◆ Exercise aim ◆
Emit the data below verbatim, stripping out any pictures.
--- Begin Provided material ---
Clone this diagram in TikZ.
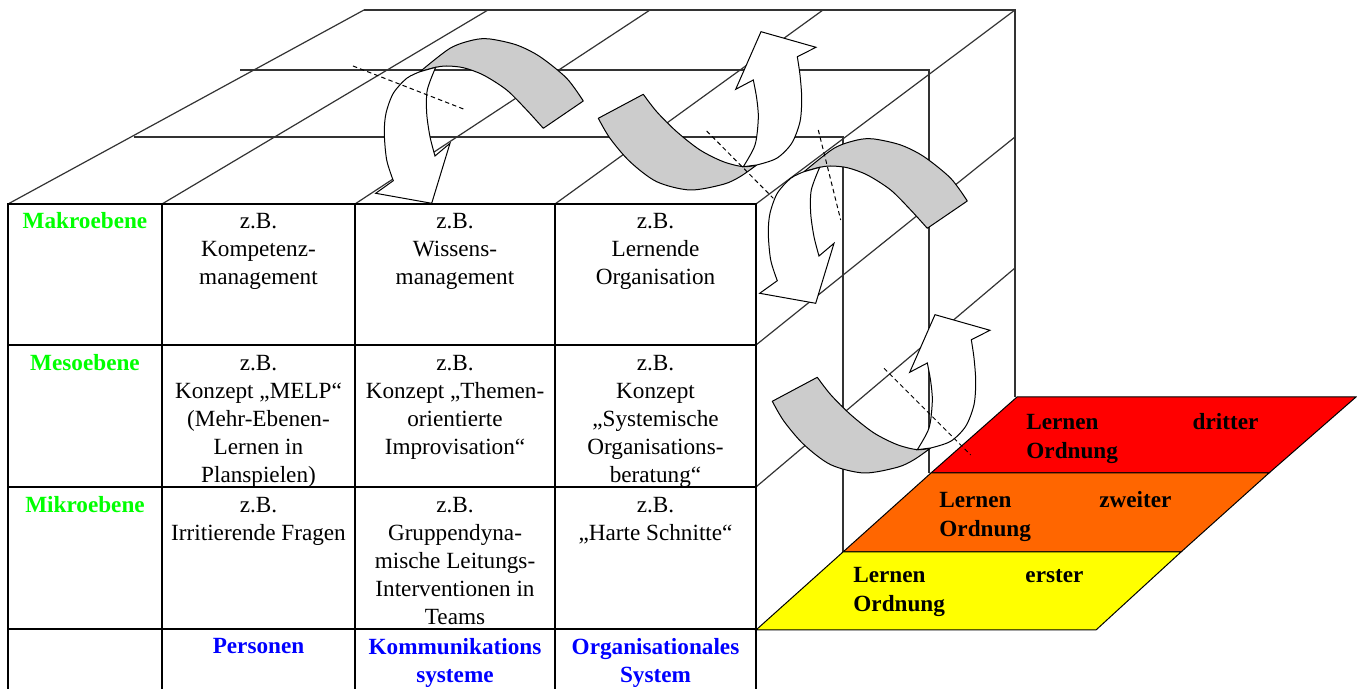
\documentclass[tikz,border=0pt]{standalone}
\usepackage{fontspec}
\setmainfont{Liberation Serif}
\definecolor{levelgreen}{RGB}{0,255,0}
\definecolor{axisblue}{RGB}{0,0,255}
\definecolor{bandgray}{RGB}{204,204,204}
\definecolor{orderthree}{RGB}{255,0,0}
\definecolor{ordertwo}{RGB}{255,102,0}
\definecolor{orderone}{RGB}{255,255,0}
\tikzset{
  cubeline/.style={draw=black!80, line width=0.6pt},
  gridline/.style={draw=black, line width=1.1pt},
  band/.style={fill=bandgray, draw=black, line width=0.5pt, line join=round},
  arrowbody/.style={fill=white, draw=black, line width=0.5pt, line join=miter},
  axisline/.style={draw=black, line width=0.5pt, dash pattern=on 2.2pt off 1.6pt},
  layer/.style={draw=black, line width=0.5pt},
  cell/.style={anchor=north, inner sep=0pt, align=center, font=\fontsize{11.6}{14}\selectfont},
  level/.style={cell, font=\fontsize{11.6}{14}\selectfont\bfseries, text=levelgreen},
  system/.style={cell, font=\fontsize{11.6}{14}\selectfont\bfseries, text=axisblue},
  ordertext/.style={anchor=north west, inner sep=0pt, align=left, font=\fontsize{11.6}{14.5}\selectfont\bfseries},
  % ribbon arrow curling over and pointing down
  pics/turndown/.style={code={
    \path[band] (420,71.7)
      -- plot[smooth] coordinates {(420,71.7) (450,48.3) (473.3,40) (490,39) (516.7,45) (540,56.7) (566.7,78.3) (583.3,101)}
      -- (543.3,128.3)
      -- plot[smooth] coordinates {(543.3,128.3) (526.7,110) (506.7,90) (483.3,75) (463.3,67.7) (446.7,66) (435.7,67.3) (420,71.7)}
      -- cycle;
    \path[arrowbody] (420,71.7)
      -- plot[smooth] coordinates {(420,71.7) (406.7,78.3) (393.3,93.3) (386,113.3) (384.3,133.3) (386.7,160) (393.3,180.7)}
      -- (375.7,193.3) -- (431.7,203.3) -- (450,143.3) -- (435,156)
      -- plot[smooth] coordinates {(435,156) (430,136.7) (426.7,113.3) (427.3,90) (435.7,67.3)}
      -- cycle;
  }},
  % ribbon arrow curling under and pointing up
  pics/turnup/.style={code={
    \path[band] (598.3,118.3) -- (643.3,94.3)
      -- plot[smooth] coordinates {(643.3,94.3) (656.7,111.7) (676.7,131.7) (700,150) (723.3,161.7) (743.3,166.7) (756.7,165)}
      -- plot[smooth] coordinates {(756.7,165) (740,176.7) (723.3,184.3) (690,190) (656.7,181.7) (630,161.7) (610,138.3) (598.3,118.3)}
      -- cycle;
    \path[arrowbody] (756.7,165)
      -- plot[smooth] coordinates {(756.7,165) (776.7,158.3) (791.7,143.3) (800,121.7) (801.7,98.3) (800,75) (797.3,56.7)}
      -- (816,47.3) -- (761,31.7) -- (735.7,89.3) -- (753.3,80)
      -- plot[smooth] coordinates {(753.3,80) (756.7,98.3) (758.3,118.3) (755,145) (743.3,166.7)}
      -- cycle;
  }},
}
\begin{document}
\begin{tikzpicture}[x=0.5pt, y=-0.5pt]
\useasboundingbox (0,0) rectangle (1357,689);

% receding edges of the top face
\draw[cubeline] (8,204) -- (364,10);
\draw[cubeline] (162,204) -- (488,10);
\draw[cubeline] (355,204) -- (650,10);
\draw[cubeline] (555,204) -- (823,10);
\draw[cubeline] (756,204) -- (1015,10);
% cross lines of the top face running on into the side face
\draw[cubeline] (134,137) -- (843,137) -- (843,552);
\draw[cubeline] (240,70) -- (929,70) -- (929,473);
\draw[cubeline] (364,10) -- (1015,10) -- (1015,397);
% receding edges of the side face
\draw[cubeline] (756,345) -- (1015,137);
\draw[cubeline] (756,487) -- (1015,268);

% the three learning levels
\filldraw[layer, fill=orderthree] (1017,397) -- (1356,397) -- (1269,473) -- (931,473) -- cycle;
\filldraw[layer, fill=ordertwo] (931,473) -- (1269,473) -- (1181,552) -- (843,552) -- cycle;
\filldraw[layer, fill=orderone] (843,552) -- (1181,552) -- (1096,630) -- (756,630) -- cycle;

% front face: the table
\draw[gridline] (8,689) -- (8,204) -- (756,204) -- (756,689);
\draw[gridline] (162,204) -- (162,689);
\draw[gridline] (355,204) -- (355,689);
\draw[gridline] (555,204) -- (555,689);
\draw[gridline] (8,345) -- (756,345);
\draw[gridline] (8,487) -- (756,487);
\draw[gridline] (8,629) -- (756,629);

% ribbon arrows
\pic at (0,0) {turndown};
\pic at (0,0) {turnup};
\pic at (384,100) {turndown};
\pic at (174,283) {turnup};

% rotation axes
\draw[axisline] (353,66) -- (466,110);
\draw[axisline] (706.7,131) -- (773.3,198.3);
\draw[axisline] (818.3,130) -- (840.7,220);
\draw[axisline] (884,368.3) -- (970.7,455);

% row labels
\node[level] (makro) at (85,212) {Makroebene};
\node[level] (meso) at (85,354) {Mesoebene};
\node[level] (mikro) at (85,496) {Mikroebene};

% cells
\node[cell] (kompetenz) at (258.5,213) {z.B.\\Kompetenz-\\management};
\node[cell] (wissen) at (455,213) {z.B.\\Wissens-\\management};
\node[cell] (lernorg) at (655.5,213) {z.B.\\Lernende\\Organisation};
\node[cell] (melp) at (258.5,355) {z.B.\\Konzept „MELP“\\(Mehr-Ebenen-\\Lernen in\\Planspielen)};
\node[cell] (themen) at (455,355) {z.B.\\Konzept „Themen-\\orientierte\\Improvisation“};
\node[cell] (beratung) at (655.5,355) {z.B.\\Konzept\\„Systemische\\Organisations-\\beratung“};
\node[cell] (fragen) at (258.5,497) {z.B.\\Irritierende Fragen};
\node[cell] (gruppe) at (455,497) {z.B.\\Gruppendyna-\\mische Leitungs-\\Interventionen in\\Teams};
\node[cell] (schnitte) at (655.5,497) {z.B.\\„Harte Schnitte“};

% column labels
\node[system] (personen) at (258.5,638) {Personen};
\node[system] (kommunikation) at (455,638) {Kommunikations\\systeme};
\node[system] (organisation) at (655.5,638) {Organisationales\\System};

% level labels
\node[ordertext] (dritte) at (1026,413) {\hbox to 116pt{Lernen\hfill dritter}\\Ordnung};
\node[ordertext] (zweite) at (939,491) {\hbox to 116pt{Lernen\hfill zweiter}\\Ordnung};
\node[ordertext] (erste) at (853,567) {\hbox to 115pt{Lernen\hfill erster}\\Ordnung};
\end{tikzpicture}
\end{document}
--- End Provided material ---
◆ Right answer ◆
Clone this diagram in TikZ.
\documentclass[tikz,border=0pt]{standalone}
\usepackage{fontspec}
\setmainfont{Liberation Serif}
\definecolor{levelgreen}{RGB}{0,255,0}
\definecolor{axisblue}{RGB}{0,0,255}
\definecolor{bandgray}{RGB}{204,204,204}
\definecolor{orderthree}{RGB}{255,0,0}
\definecolor{ordertwo}{RGB}{255,102,0}
\definecolor{orderone}{RGB}{255,255,0}
\tikzset{
  cubeline/.style={draw=black!80, line width=0.6pt},
  gridline/.style={draw=black, line width=1.1pt},
  band/.style={fill=bandgray, draw=black, line width=0.5pt, line join=round},
  arrowbody/.style={fill=white, draw=black, line width=0.5pt, line join=miter},
  axisline/.style={draw=black, line width=0.5pt, dash pattern=on 2.2pt off 1.6pt},
  layer/.style={draw=black, line width=0.5pt},
  cell/.style={anchor=north, inner sep=0pt, align=center, font=\fontsize{11.6}{14}\selectfont},
  level/.style={cell, font=\fontsize{11.6}{14}\selectfont\bfseries, text=levelgreen},
  system/.style={cell, font=\fontsize{11.6}{14}\selectfont\bfseries, text=axisblue},
  ordertext/.style={anchor=north west, inner sep=0pt, align=left, font=\fontsize{11.6}{14.5}\selectfont\bfseries},
  % ribbon arrow curling over and pointing down
  pics/turndown/.style={code={
    \path[band] (420,71.7)
      -- plot[smooth] coordinates {(420,71.7) (450,48.3) (473.3,40) (490,39) (516.7,45) (540,56.7) (566.7,78.3) (583.3,101)}
      -- (543.3,128.3)
      -- plot[smooth] coordinates {(543.3,128.3) (526.7,110) (506.7,90) (483.3,75) (463.3,67.7) (446.7,66) (435.7,67.3) (420,71.7)}
      -- cycle;
    \path[arrowbody] (420,71.7)
      -- plot[smooth] coordinates {(420,71.7) (406.7,78.3) (393.3,93.3) (386,113.3) (384.3,133.3) (386.7,160) (393.3,180.7)}
      -- (375.7,193.3) -- (431.7,203.3) -- (450,143.3) -- (435,156)
      -- plot[smooth] coordinates {(435,156) (430,136.7) (426.7,113.3) (427.3,90) (435.7,67.3)}
      -- cycle;
  }},
  % ribbon arrow curling under and pointing up
  pics/turnup/.style={code={
    \path[band] (598.3,118.3) -- (643.3,94.3)
      -- plot[smooth] coordinates {(643.3,94.3) (656.7,111.7) (676.7,131.7) (700,150) (723.3,161.7) (743.3,166.7) (756.7,165)}
      -- plot[smooth] coordinates {(756.7,165) (740,176.7) (723.3,184.3) (690,190) (656.7,181.7) (630,161.7) (610,138.3) (598.3,118.3)}
      -- cycle;
    \path[arrowbody] (756.7,165)
      -- plot[smooth] coordinates {(756.7,165) (776.7,158.3) (791.7,143.3) (800,121.7) (801.7,98.3) (800,75) (797.3,56.7)}
      -- (816,47.3) -- (761,31.7) -- (735.7,89.3) -- (753.3,80)
      -- plot[smooth] coordinates {(753.3,80) (756.7,98.3) (758.3,118.3) (755,145) (743.3,166.7)}
      -- cycle;
  }},
}
\begin{document}
\begin{tikzpicture}[x=0.5pt, y=-0.5pt]
\useasboundingbox (0,0) rectangle (1357,689);

% receding edges of the top face
\draw[cubeline] (8,204) -- (364,10);
\draw[cubeline] (162,204) -- (488,10);
\draw[cubeline] (355,204) -- (650,10);
\draw[cubeline] (555,204) -- (823,10);
\draw[cubeline] (756,204) -- (1015,10);
% cross lines of the top face running on into the side face
\draw[cubeline] (134,137) -- (843,137) -- (843,552);
\draw[cubeline] (240,70) -- (929,70) -- (929,473);
\draw[cubeline] (364,10) -- (1015,10) -- (1015,397);
% receding edges of the side face
\draw[cubeline] (756,345) -- (1015,137);
\draw[cubeline] (756,487) -- (1015,268);

% the three learning levels
\filldraw[layer, fill=orderthree] (1017,397) -- (1356,397) -- (1269,473) -- (931,473) -- cycle;
\filldraw[layer, fill=ordertwo] (931,473) -- (1269,473) -- (1181,552) -- (843,552) -- cycle;
\filldraw[layer, fill=orderone] (843,552) -- (1181,552) -- (1096,630) -- (756,630) -- cycle;

% front face: the table
\draw[gridline] (8,689) -- (8,204) -- (756,204) -- (756,689);
\draw[gridline] (162,204) -- (162,689);
\draw[gridline] (355,204) -- (355,689);
\draw[gridline] (555,204) -- (555,689);
\draw[gridline] (8,345) -- (756,345);
\draw[gridline] (8,487) -- (756,487);
\draw[gridline] (8,629) -- (756,629);

% ribbon arrows
\pic at (0,0) {turndown};
\pic at (0,0) {turnup};
\pic at (384,100) {turndown};
\pic at (174,283) {turnup};

% rotation axes
\draw[axisline] (353,66) -- (466,110);
\draw[axisline] (706.7,131) -- (773.3,198.3);
\draw[axisline] (818.3,130) -- (840.7,220);
\draw[axisline] (884,368.3) -- (970.7,455);

% row labels
\node[level] (makro) at (85,212) {Makroebene};
\node[level] (meso) at (85,354) {Mesoebene};
\node[level] (mikro) at (85,496) {Mikroebene};

% cells
\node[cell] (kompetenz) at (258.5,213) {z.B.\\Kompetenz-\\management};
\node[cell] (wissen) at (455,213) {z.B.\\Wissens-\\management};
\node[cell] (lernorg) at (655.5,213) {z.B.\\Lernende\\Organisation};
\node[cell] (melp) at (258.5,355) {z.B.\\Konzept „MELP“\\(Mehr-Ebenen-\\Lernen in\\Planspielen)};
\node[cell] (themen) at (455,355) {z.B.\\Konzept „Themen-\\orientierte\\Improvisation“};
\node[cell] (beratung) at (655.5,355) {z.B.\\Konzept\\„Systemische\\Organisations-\\beratung“};
\node[cell] (fragen) at (258.5,497) {z.B.\\Irritierende Fragen};
\node[cell] (gruppe) at (455,497) {z.B.\\Gruppendyna-\\mische Leitungs-\\Interventionen in\\Teams};
\node[cell] (schnitte) at (655.5,497) {z.B.\\„Harte Schnitte“};

% column labels
\node[system] (personen) at (258.5,638) {Personen};
\node[system] (kommunikation) at (455,638) {Kommunikations\\systeme};
\node[system] (organisation) at (655.5,638) {Organisationales\\System};

% level labels
\node[ordertext] (dritte) at (1026,413) {\hbox to 116pt{Lernen\hfill dritter}\\Ordnung};
\node[ordertext] (zweite) at (939,491) {\hbox to 116pt{Lernen\hfill zweiter}\\Ordnung};
\node[ordertext] (erste) at (853,567) {\hbox to 115pt{Lernen\hfill erster}\\Ordnung};
\end{tikzpicture}
\end{document}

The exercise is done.